Where Heaven And Earth Meet

JESUS-FOLLOWERS are always called to stand at the place where heaven and earth meet. Sometimes, it is the place where the crippled hand of the sinner reaches for the healing hand of the Savior. Sometimes, it is the fractured place where a man and a woman have looked into the eternity of each other’s eyes, and vow to spend their earthly lives together until eternity comes. Sometimes, it is the trembling place where spiritual destiny collides with our established patterns of life, and with fear and wonder we see a different universe beckoning us across a great chasm. Every day, it is the place where the Spirit calls for our spirit to separate from the flesh. How can mere men experience God in this way and not be utterly consumed?

The world we earlier so casually inhabited is most often a place of routine for us. We have had an occasional brush with an epiphany of joy, or some dark moments of suffering. Each has found us at the edge of either a life peak or crevasse. We know what it’s like to have our world stretched. But the first time we encounter the upper realm is a life-altering eternal moment in which we sense the reality of the spiritual force bridging the two realms. This is when we unexpectedly meet Jesus in a personal, revelatory, and powerfully altering experiential encounter.

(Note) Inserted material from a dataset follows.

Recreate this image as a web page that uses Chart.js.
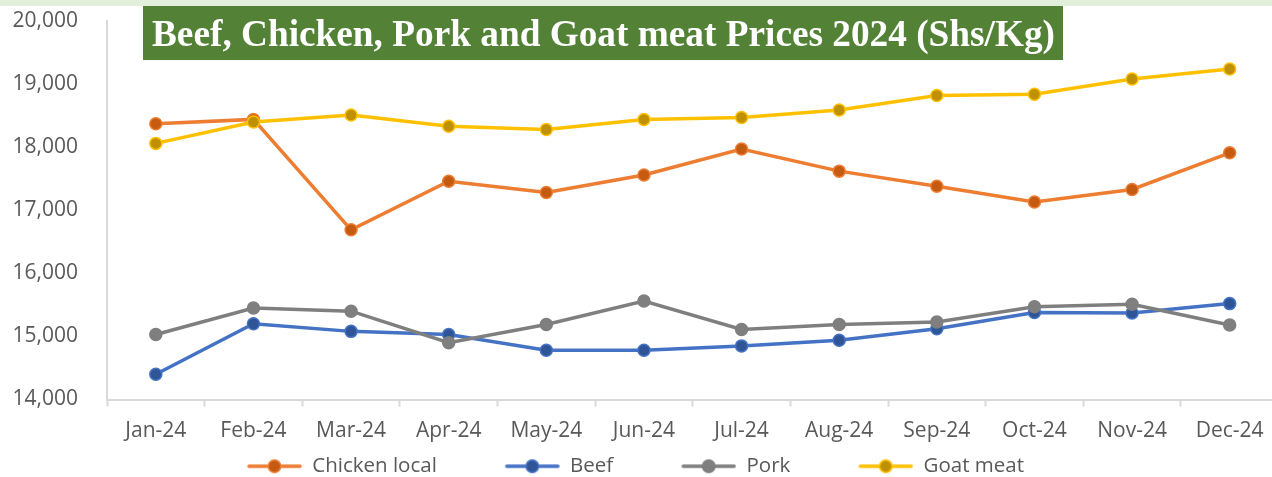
<!DOCTYPE html>
<html>
<head>
<meta charset="utf-8">
<title>Meat Prices 2024</title>
<script src="https://cdn.jsdelivr.net/npm/chart.js@4.4.1/dist/chart.umd.min.js"></script>
<style>
    html, body { margin: 0; padding: 0; background: #fff; overflow: hidden; }
    #wrap { position: relative; width: 1286px; height: 477px; }
</style>
</head>
<body>
<div id="wrap"><canvas id="meatChart"></canvas></div>
<script>
// ---- data (Shs/Kg) ----
const months = ['Jan-24', 'Feb-24', 'Mar-24', 'Apr-24', 'May-24', 'Jun-24',
                'Jul-24', 'Aug-24', 'Sep-24', 'Oct-24', 'Nov-24', 'Dec-24'];
const chickenLocal = [18370, 18440, 16690, 17460, 17280, 17560, 17970, 17620, 17380, 17130, 17330, 17910];
const beef         = [14400, 15200, 15080, 15030, 14780, 14780, 14850, 14940, 15120, 15380, 15370, 15520];
const pork         = [15030, 15450, 15400, 14900, 15190, 15560, 15110, 15190, 15230, 15470, 15510, 15180];
const goatMeat     = [18060, 18400, 18510, 18330, 18280, 18440, 18470, 18590, 18820, 18840, 19080, 19240];
const yTicks = [14000, 15000, 16000, 17000, 18000, 19000, 20000];
const chartTitle = 'Beef, Chicken, Pork and Goat meat Prices 2024 (Shs/Kg)';

const TEXT = '#595959';
const AXIS = '#D9D9D9';
const LEG_PAD = 2;    // legend label padding
const LEG_GAP = 66;   // blank space in front of each legend icon

// Excel style legend icon: short line with a marker in the middle
function legendIcon(line, fill) {
    const c = document.createElement('canvas');
    c.width = LEG_GAP + 55;
    c.height = 16;
    const ctx = c.getContext('2d');
    ctx.strokeStyle = line;
    ctx.lineWidth = 3.5;
    ctx.lineCap = 'round';
    ctx.beginPath();
    ctx.moveTo(LEG_GAP + 2, 8);
    ctx.lineTo(LEG_GAP + 53, 8);
    ctx.stroke();
    ctx.beginPath();
    ctx.arc(LEG_GAP + 27.5, 8, 6.2, 0, Math.PI * 2);
    ctx.fillStyle = fill;
    ctx.fill();
    ctx.lineWidth = 1.5;
    ctx.stroke();
    return c;
}

function series(label, data, line, fill, order) {
    return {
        label: label,
        data: data,
        borderColor: line,
        backgroundColor: fill,
        borderWidth: 3.5,
        pointRadius: 6,
        pointBorderWidth: 1.5,
        pointBackgroundColor: fill,
        pointBorderColor: line,
        tension: 0,
        order: order,
        legendIcon: legendIcon(line, fill)
    };
}

// green title banner + thin band at the very top
const titleBanner = {
    id: 'titleBanner',
    beforeDraw(chart) {
        const ctx = chart.ctx;
        ctx.save();
        ctx.fillStyle = '#E2EFDA';
        ctx.fillRect(0, 0, chart.width, 6);
        ctx.restore();
    },
    afterDraw(chart) {
        const ctx = chart.ctx;
        ctx.save();
        ctx.fillStyle = '#538135';
        ctx.fillRect(143, 6, 920, 54);
        ctx.fillStyle = '#FFFFFF';
        ctx.font = 'bold 38px "Liberation Serif", "Times New Roman", serif';
        ctx.textBaseline = 'alphabetic';
        ctx.fillText(chartTitle, 152, 46, 903);
        ctx.restore();
    }
};

// put the legend row where the reference has it
const legendPlace = {
    id: 'legendPlace',
    afterLayout(chart) {
        const lg = chart.legend;
        if (!lg) return;
        const w = lg.right - lg.left;
        lg.left = 247 - LEG_GAP - LEG_PAD;
        lg.right = lg.left + w;
        const h = lg.bottom - lg.top;
        lg.top = 466 - LEG_PAD - 10;
        lg.bottom = lg.top + h;
    }
};

new Chart(document.getElementById('meatChart'), {
    type: 'line',
    data: {
        labels: months,
        datasets: [
            series('Chicken local', chickenLocal, '#ED7D31', '#C55A11', 4),
            series('Beef', beef, '#4472C4', '#2F5597', 3),
            series('Pork', pork, '#7F7F7F', '#7F7F7F', 2),
            series('Goat meat', goatMeat, '#FFC000', '#BF9000', 1)
        ]
    },
    options: {
        responsive: true,
        maintainAspectRatio: false,
        animation: false,
        layout: { padding: { top: 21, left: 0, right: 0, bottom: 0 } },
        plugins: {
            tooltip: { enabled: false },
            legend: {
                position: 'bottom',
                align: 'start',
                labels: {
                    usePointStyle: true,
                    pointStyleWidth: LEG_GAP + 55,
                    padding: LEG_PAD,
                    color: TEXT,
                    font: { family: '"Open Sans", sans-serif', size: 20.5 },
                    sort: (a, b) => a.datasetIndex - b.datasetIndex,
                    generateLabels(chart) {
                        const items = Chart.defaults.plugins.legend.labels.generateLabels(chart);
                        items.forEach(it => {
                            it.pointStyle = chart.data.datasets[it.datasetIndex].legendIcon;
                        });
                        return items;
                    }
                }
            }
        },
        scales: {
            x: {
                offset: true,
                afterFit(scale) { scale.height = 45; },
                grid: {
                    offset: true,
                    drawOnChartArea: false,
                    drawTicks: true,
                    tickLength: 7,
                    tickWidth: 2,
                    tickColor: AXIS,
                    color: AXIS
                },
                border: { display: true, color: AXIS, width: 2 },
                ticks: {
                    color: TEXT,
                    padding: 12,
                    maxRotation: 0,
                    font: { family: '"Open Sans", sans-serif', size: 21 }
                }
            },
            y: {
                min: yTicks[0],
                max: yTicks[yTicks.length - 1],
                afterFit(scale) { scale.width = 107; },
                afterBuildTicks(scale) { scale.ticks = yTicks.map(v => ({ value: v })); },
                // invisible tick marks give the gap between labels and axis line
                grid: {
                    display: true,
                    drawOnChartArea: false,
                    drawTicks: true,
                    tickLength: 29,
                    tickColor: 'rgba(0,0,0,0)'
                },
                border: { display: true, color: AXIS, width: 2 },
                ticks: {
                    color: TEXT,
                    padding: 0,
                    font: { family: '"Open Sans", sans-serif', size: 21 },
                    callback: v => v.toLocaleString('en-US')
                }
            }
        }
    },
    plugins: [titleBanner, legendPlace]
});
</script>
</body>
</html>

Why unexpectedly? Because we weren’t looking for him, but he was looking for us. Jesus’ father, and ours, sent him on a mission. “The Son of Man came to seek and to save the lost.” (Luke 19:10) We may have felt lost, but we didn’t know of the depths that loomed beneath us. Then, actually hear him as he says, “Here I am! I stand at the door and knock. If anyone hears my voice, I will come in.” (Rev. 3:20) The knocking is like nothing we’ve ever heard before; it is not just a sound reverberating through our spirit, but instead also a vibration. The knocking makes our spirit shudder. In fear and trembling (cf. Paul), we timidly reach out to open the door, and when we do, it swings open easily and smoothly, and heaven and earth are joined.

This happens within us, but it affects everything about our internal and external life in the lower realm. Our perception of ourself changes, and our attitudes towards others follows. Perhaps we’ve been stuck in our friendships, where bad company has corrupted our good character. (cf. 1 Cor. 15:33) Our friendships begin to change, with long-time friends disappearing because we no longer share core values. Maybe our job circumstances and finances change as we exercise new-found spiritual disciplines. (cf. Philemon 11) Or, far closer to our center of being, our long-term relationship with our spouse is revitalized, and we remember the beginnings, and now fuse this previously cherished intimacy into yet a new and more mutually wholesome beginning. As Jesus says, “Everything is possible for one who believes.” (Mark 9:23)

However, after heaven and earth begin the process of being fused in us, and we find healing and joy in our transformed lives (cf. Rom. 12:2), we come inevitably to a time of great trial. The Lord has not saved us and sanctified us to simply give us a new life. “We have been bought with a price” (1 Cor. 6:20), and that price has been great: “For God so loved the world that he gave his one and only Son, that whoever believes in him shall not perish but have eternal life.” (John 3:16) God has a purpose for our new life, and we uneasily begin to suspect that there is an earthly responsibility and accounting for such a gift. We are not on an equal footing with God merely because we understand that we’ve been invited into the upper realm, in which he is ever-and-omnipresent. Jesus warns, “From everyone who has been given much, much will be demanded; and from the one who has been entrusted with much, much more will be asked.” (Luke 12:48b)

And another great chasm opens before us, one where the tension in the spiritual bridge between us and our heavenly father is kept in uneasy stasis by the quivering equilibrium where faith must meet and overcome doubt so that obedience can complete hope. Such trials are not only permitted by God, they are purposed by him. There is no resting place in this life. If we seek a “peace that passes understanding” (Phil. 4:7), we seek something only attainable by resting in faith in Jesus, who says “Come to me, all you who are weary and burdened, and I will give you rest. Take my yoke upon you and learn from me, for I am gentle and humble in heart, and you will find rest for your souls. For my yoke is easy and my burden is light.” (Matt. 11:28-30) Only in Jesus is there a way to harness the potentially destructive forces that conjoin the earth and heaven so strangely in the center of our souls. Such things are not beyond our ken, for we have been given “the knowledge of the secrets of the kingdom of heaven has been given to you.” (Matt. 13:11) But they are beyond our earthly powers, for knowledge and force of will are not enough to join heaven and earth.

We have, however, been given the Spirit from above, “The Spirit of wisdom and of understanding, the Spirit of counsel and of might, the Spirit of the knowledge and fear of the Lord.” (Isa. 11:2) It is because of this that we “can do all this through him who gives us strength.” (Phil. 4:13)

Q. Am I standing with full assurance on the bridge between heaven and earth?